### WORK INSTRUCTIONS
Set down the full listing exactly, character for character.

---*---

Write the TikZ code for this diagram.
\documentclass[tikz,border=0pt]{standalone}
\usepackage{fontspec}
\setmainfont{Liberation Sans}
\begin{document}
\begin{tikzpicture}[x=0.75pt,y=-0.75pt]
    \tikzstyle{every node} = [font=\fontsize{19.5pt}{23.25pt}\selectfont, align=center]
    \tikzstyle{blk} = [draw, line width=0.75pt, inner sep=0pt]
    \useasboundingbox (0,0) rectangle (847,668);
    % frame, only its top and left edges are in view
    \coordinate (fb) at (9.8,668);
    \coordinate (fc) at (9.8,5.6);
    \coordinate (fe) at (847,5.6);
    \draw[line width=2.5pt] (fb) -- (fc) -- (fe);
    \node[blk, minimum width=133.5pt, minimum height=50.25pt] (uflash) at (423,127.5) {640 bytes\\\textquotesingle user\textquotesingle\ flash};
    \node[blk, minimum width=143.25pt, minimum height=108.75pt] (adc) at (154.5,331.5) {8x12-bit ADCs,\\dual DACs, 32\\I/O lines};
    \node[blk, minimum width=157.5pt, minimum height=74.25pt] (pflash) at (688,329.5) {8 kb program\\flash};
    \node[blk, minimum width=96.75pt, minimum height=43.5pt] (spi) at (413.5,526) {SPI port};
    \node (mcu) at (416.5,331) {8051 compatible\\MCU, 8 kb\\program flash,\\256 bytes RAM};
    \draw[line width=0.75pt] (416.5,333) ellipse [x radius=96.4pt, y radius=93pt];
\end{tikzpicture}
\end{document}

---*---

### RESULT FOR THIS EXERCISE
Write the TikZ code for this diagram.
\documentclass[tikz,border=0pt]{standalone}
\usepackage{fontspec}
\setmainfont{Liberation Sans}
\begin{document}
\begin{tikzpicture}[x=0.75pt,y=-0.75pt]
    \tikzstyle{every node} = [font=\fontsize{19.5pt}{23.25pt}\selectfont, align=center]
    \tikzstyle{blk} = [draw, line width=0.75pt, inner sep=0pt]
    \useasboundingbox (0,0) rectangle (847,668);
    % frame, only its top and left edges are in view
    \coordinate (fb) at (9.8,668);
    \coordinate (fc) at (9.8,5.6);
    \coordinate (fe) at (847,5.6);
    \draw[line width=2.5pt] (fb) -- (fc) -- (fe);
    \node[blk, minimum width=133.5pt, minimum height=50.25pt] (uflash) at (423,127.5) {640 bytes\\\textquotesingle user\textquotesingle\ flash};
    \node[blk, minimum width=143.25pt, minimum height=108.75pt] (adc) at (154.5,331.5) {8x12-bit ADCs,\\dual DACs, 32\\I/O lines};
    \node[blk, minimum width=157.5pt, minimum height=74.25pt] (pflash) at (688,329.5) {8 kb program\\flash};
    \node[blk, minimum width=96.75pt, minimum height=43.5pt] (spi) at (413.5,526) {SPI port};
    \node (mcu) at (416.5,331) {8051 compatible\\MCU, 8 kb\\program flash,\\256 bytes RAM};
    \draw[line width=0.75pt] (416.5,333) ellipse [x radius=96.4pt, y radius=93pt];
\end{tikzpicture}
\end{document}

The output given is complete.